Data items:
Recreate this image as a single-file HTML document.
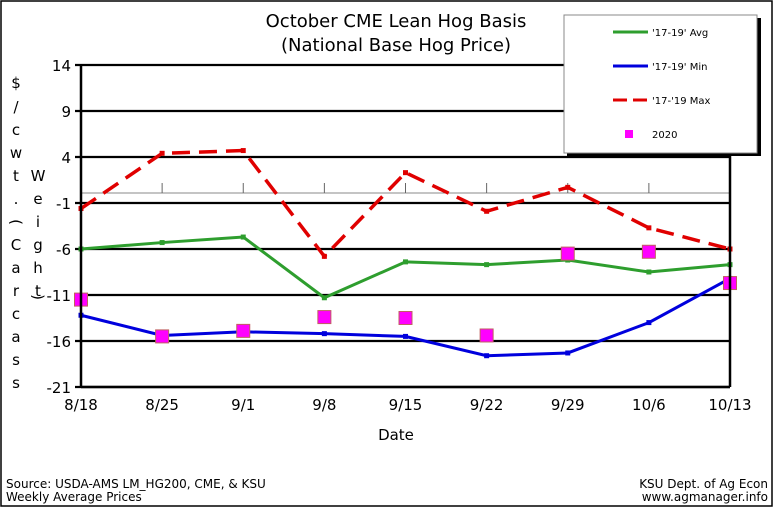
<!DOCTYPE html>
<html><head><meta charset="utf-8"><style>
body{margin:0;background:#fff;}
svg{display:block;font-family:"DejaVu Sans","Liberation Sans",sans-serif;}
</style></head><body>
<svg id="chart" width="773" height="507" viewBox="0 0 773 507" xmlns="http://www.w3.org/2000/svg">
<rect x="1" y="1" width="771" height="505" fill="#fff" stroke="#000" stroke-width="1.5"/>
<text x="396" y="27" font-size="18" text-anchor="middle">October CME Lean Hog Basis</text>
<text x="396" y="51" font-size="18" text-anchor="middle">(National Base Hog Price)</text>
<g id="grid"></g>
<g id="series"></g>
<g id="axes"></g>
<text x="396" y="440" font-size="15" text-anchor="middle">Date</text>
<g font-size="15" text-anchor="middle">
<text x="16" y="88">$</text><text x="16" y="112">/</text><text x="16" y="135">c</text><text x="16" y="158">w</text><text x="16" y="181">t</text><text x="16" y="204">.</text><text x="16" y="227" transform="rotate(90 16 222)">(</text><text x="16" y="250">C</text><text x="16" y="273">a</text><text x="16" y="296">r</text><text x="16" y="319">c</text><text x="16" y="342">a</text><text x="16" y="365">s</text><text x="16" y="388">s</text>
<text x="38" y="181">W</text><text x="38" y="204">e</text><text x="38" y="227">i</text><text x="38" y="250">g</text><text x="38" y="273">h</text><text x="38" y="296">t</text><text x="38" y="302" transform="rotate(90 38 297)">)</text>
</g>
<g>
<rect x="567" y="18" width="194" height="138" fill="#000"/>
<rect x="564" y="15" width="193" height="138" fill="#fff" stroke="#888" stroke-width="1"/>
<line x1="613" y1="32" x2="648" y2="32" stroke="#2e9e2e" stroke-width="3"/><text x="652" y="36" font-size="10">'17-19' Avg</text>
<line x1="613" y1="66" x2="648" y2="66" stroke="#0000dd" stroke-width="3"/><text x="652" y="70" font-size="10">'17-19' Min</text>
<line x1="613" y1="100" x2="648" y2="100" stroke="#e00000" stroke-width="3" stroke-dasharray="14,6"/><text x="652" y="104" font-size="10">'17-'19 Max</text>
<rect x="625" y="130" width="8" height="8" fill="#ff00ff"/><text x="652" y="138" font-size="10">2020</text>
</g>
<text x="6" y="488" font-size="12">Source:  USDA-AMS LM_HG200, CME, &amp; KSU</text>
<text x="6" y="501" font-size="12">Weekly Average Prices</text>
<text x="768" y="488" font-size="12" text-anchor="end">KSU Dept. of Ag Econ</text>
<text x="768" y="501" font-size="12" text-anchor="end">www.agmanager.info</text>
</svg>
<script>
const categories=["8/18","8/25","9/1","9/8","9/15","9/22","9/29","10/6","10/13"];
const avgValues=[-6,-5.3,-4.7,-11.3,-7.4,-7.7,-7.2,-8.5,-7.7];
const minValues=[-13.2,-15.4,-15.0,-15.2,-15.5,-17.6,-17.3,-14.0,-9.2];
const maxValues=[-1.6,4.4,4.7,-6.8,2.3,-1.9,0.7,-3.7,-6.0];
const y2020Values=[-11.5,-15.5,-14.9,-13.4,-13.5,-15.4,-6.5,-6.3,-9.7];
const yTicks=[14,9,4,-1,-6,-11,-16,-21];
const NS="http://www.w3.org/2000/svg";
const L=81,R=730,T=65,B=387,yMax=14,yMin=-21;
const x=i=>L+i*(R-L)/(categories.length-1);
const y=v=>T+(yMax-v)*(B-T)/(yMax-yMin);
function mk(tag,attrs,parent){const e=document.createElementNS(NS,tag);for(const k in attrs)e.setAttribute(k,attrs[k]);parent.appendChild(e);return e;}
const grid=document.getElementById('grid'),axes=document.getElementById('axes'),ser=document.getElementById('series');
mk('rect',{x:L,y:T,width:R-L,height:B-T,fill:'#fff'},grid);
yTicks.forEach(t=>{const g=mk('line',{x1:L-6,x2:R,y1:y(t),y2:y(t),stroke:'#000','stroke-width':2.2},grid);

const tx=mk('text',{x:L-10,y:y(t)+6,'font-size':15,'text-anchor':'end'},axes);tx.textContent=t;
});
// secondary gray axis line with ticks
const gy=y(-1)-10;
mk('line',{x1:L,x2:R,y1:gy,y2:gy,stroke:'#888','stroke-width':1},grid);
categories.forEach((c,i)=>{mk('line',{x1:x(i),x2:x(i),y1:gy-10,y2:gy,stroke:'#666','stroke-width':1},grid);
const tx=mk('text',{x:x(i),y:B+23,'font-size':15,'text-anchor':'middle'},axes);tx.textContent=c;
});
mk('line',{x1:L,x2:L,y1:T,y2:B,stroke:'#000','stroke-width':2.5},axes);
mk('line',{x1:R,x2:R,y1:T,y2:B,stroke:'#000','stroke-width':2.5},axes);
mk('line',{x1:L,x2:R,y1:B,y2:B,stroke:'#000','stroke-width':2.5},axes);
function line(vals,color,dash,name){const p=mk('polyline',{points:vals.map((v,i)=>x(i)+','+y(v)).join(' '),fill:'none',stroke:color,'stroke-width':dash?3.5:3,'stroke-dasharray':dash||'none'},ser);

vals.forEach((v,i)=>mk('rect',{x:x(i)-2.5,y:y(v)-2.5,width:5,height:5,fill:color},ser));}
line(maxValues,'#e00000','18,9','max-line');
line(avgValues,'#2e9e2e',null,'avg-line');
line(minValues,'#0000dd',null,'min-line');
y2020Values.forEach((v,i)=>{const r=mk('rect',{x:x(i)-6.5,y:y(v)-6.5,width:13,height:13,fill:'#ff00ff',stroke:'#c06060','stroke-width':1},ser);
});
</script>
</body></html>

---

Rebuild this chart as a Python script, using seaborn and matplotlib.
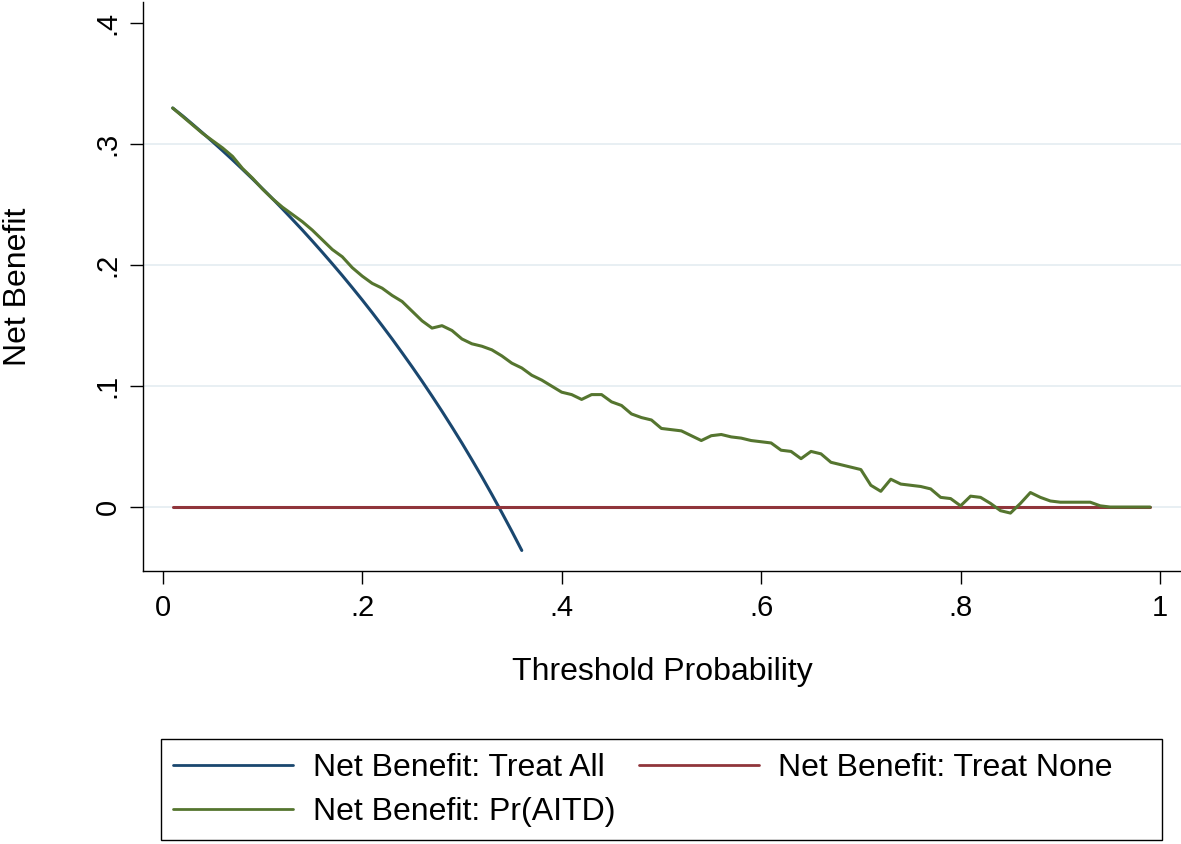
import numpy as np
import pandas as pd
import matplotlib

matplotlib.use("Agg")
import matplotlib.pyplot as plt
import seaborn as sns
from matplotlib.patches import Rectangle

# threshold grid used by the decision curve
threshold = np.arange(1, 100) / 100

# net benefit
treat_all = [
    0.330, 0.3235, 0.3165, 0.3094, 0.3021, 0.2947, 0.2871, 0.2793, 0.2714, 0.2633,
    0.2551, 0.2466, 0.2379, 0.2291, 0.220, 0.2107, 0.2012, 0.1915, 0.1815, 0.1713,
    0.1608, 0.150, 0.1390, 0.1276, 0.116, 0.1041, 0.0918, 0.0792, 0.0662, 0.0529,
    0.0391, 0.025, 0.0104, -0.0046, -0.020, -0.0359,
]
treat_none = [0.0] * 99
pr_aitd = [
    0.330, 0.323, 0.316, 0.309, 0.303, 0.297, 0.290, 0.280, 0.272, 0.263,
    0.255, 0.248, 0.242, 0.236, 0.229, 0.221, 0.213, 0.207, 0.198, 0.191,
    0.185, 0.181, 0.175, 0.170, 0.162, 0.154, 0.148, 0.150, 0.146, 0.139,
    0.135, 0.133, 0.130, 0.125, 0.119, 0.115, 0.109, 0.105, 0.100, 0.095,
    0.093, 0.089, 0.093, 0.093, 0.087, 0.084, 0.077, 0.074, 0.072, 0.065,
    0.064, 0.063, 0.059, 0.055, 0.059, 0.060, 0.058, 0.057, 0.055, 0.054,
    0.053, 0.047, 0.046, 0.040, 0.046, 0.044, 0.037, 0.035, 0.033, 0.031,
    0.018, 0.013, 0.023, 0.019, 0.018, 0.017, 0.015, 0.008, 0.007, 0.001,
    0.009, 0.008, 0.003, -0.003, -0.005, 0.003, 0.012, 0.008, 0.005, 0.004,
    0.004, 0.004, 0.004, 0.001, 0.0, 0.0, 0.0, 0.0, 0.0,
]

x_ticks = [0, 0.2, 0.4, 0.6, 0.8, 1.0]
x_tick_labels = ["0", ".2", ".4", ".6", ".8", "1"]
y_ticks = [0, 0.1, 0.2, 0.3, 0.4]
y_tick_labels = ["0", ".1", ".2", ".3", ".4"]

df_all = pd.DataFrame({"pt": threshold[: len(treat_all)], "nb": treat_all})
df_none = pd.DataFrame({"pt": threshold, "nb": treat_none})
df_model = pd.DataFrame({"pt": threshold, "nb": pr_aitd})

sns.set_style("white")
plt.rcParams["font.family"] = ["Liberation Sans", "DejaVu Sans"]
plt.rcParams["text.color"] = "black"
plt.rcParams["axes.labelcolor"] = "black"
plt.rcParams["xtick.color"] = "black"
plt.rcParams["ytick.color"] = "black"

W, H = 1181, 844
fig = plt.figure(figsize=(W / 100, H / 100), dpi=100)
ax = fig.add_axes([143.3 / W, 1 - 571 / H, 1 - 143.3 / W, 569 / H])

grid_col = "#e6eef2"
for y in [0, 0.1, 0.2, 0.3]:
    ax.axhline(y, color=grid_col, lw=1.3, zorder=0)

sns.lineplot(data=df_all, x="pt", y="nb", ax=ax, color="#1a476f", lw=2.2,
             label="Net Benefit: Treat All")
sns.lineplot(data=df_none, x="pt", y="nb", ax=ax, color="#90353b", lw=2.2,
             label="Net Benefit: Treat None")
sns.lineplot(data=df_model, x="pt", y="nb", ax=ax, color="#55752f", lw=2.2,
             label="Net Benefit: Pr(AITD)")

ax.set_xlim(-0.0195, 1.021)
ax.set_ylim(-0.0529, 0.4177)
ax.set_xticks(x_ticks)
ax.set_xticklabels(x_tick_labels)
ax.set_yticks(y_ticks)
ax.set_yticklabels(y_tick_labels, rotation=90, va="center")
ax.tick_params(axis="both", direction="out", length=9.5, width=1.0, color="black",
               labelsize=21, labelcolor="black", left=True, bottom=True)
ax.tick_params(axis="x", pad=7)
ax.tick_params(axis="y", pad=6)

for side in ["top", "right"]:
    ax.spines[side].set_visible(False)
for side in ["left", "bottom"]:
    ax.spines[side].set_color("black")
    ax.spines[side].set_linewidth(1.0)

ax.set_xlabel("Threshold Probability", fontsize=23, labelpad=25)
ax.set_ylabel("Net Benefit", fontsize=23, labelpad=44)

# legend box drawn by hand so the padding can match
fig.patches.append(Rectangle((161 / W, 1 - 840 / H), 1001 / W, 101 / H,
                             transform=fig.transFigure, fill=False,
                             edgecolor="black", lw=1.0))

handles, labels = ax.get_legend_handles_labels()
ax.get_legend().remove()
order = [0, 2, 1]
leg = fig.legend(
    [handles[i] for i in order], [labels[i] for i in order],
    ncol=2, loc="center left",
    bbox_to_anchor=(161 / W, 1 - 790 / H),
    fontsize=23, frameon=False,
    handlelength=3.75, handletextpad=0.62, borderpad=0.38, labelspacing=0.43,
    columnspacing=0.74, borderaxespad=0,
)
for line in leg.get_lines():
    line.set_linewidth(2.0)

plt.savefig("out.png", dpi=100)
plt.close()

---

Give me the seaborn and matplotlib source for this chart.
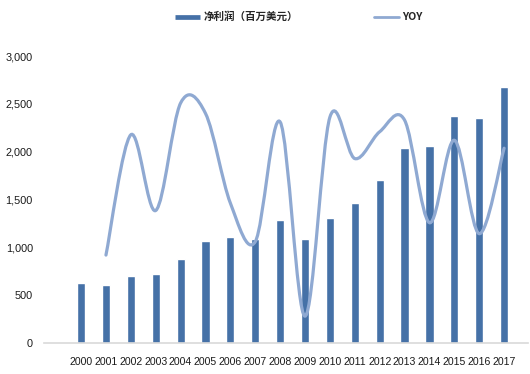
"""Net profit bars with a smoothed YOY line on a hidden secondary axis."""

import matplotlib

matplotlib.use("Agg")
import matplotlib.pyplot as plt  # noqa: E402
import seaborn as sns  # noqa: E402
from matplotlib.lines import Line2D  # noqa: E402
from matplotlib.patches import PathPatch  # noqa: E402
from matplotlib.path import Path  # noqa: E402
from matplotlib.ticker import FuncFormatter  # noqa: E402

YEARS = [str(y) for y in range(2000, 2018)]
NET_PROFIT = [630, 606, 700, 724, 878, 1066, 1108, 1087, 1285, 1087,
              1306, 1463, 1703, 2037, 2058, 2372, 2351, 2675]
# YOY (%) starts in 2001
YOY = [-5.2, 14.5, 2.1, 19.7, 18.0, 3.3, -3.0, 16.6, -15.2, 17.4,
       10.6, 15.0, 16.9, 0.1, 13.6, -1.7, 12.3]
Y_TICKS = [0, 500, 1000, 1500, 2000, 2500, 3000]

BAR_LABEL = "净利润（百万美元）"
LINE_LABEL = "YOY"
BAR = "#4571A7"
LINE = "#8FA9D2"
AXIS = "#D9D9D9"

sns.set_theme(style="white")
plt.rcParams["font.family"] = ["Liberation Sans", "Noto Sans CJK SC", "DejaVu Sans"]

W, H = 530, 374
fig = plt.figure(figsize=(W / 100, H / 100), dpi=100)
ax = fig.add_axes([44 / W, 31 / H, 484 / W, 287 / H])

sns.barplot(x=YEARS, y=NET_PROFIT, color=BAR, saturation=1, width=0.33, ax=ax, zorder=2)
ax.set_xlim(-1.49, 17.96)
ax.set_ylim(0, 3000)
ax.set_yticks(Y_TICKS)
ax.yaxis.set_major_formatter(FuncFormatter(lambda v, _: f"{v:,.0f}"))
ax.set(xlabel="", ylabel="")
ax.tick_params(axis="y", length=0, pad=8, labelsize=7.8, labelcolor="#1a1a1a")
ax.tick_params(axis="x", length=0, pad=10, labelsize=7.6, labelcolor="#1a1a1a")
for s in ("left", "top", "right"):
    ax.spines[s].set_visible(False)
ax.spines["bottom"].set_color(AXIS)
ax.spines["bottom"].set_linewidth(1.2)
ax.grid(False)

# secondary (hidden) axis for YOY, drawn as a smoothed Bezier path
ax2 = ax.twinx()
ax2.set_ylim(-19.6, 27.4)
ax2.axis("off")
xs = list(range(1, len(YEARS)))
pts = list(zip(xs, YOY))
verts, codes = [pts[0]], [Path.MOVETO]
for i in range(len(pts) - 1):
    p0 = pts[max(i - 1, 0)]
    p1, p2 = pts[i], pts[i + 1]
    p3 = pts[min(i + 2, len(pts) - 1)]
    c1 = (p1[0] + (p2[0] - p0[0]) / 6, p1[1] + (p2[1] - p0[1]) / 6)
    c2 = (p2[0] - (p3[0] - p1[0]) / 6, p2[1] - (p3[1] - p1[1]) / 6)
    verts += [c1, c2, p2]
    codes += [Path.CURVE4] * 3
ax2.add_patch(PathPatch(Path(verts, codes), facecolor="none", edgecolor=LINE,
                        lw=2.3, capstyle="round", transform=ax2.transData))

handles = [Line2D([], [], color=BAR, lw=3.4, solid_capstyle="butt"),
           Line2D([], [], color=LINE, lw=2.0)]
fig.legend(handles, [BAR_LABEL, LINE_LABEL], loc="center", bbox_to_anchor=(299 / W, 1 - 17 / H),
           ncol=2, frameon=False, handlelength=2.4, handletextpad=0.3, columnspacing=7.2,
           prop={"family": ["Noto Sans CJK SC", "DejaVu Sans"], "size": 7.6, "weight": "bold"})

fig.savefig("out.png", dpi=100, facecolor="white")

▸ **Set problem**:
All lines above starting at the one with "Give me the" and ending at the one with "ax = fig.add_axes([44", inclusive, are to be printed again exactly, with the pictures left out.

▸ **Task answer**:
Give me the seaborn and matplotlib source for this chart.
"""Net profit bars with a smoothed YOY line on a hidden secondary axis."""

import matplotlib

matplotlib.use("Agg")
import matplotlib.pyplot as plt  # noqa: E402
import seaborn as sns  # noqa: E402
from matplotlib.lines import Line2D  # noqa: E402
from matplotlib.patches import PathPatch  # noqa: E402
from matplotlib.path import Path  # noqa: E402
from matplotlib.ticker import FuncFormatter  # noqa: E402

YEARS = [str(y) for y in range(2000, 2018)]
NET_PROFIT = [630, 606, 700, 724, 878, 1066, 1108, 1087, 1285, 1087,
              1306, 1463, 1703, 2037, 2058, 2372, 2351, 2675]
# YOY (%) starts in 2001
YOY = [-5.2, 14.5, 2.1, 19.7, 18.0, 3.3, -3.0, 16.6, -15.2, 17.4,
       10.6, 15.0, 16.9, 0.1, 13.6, -1.7, 12.3]
Y_TICKS = [0, 500, 1000, 1500, 2000, 2500, 3000]

BAR_LABEL = "净利润（百万美元）"
LINE_LABEL = "YOY"
BAR = "#4571A7"
LINE = "#8FA9D2"
AXIS = "#D9D9D9"

sns.set_theme(style="white")
plt.rcParams["font.family"] = ["Liberation Sans", "Noto Sans CJK SC", "DejaVu Sans"]

W, H = 530, 374
fig = plt.figure(figsize=(W / 100, H / 100), dpi=100)
ax = fig.add_axes([44 / W, 31 / H, 484 / W, 287 / H])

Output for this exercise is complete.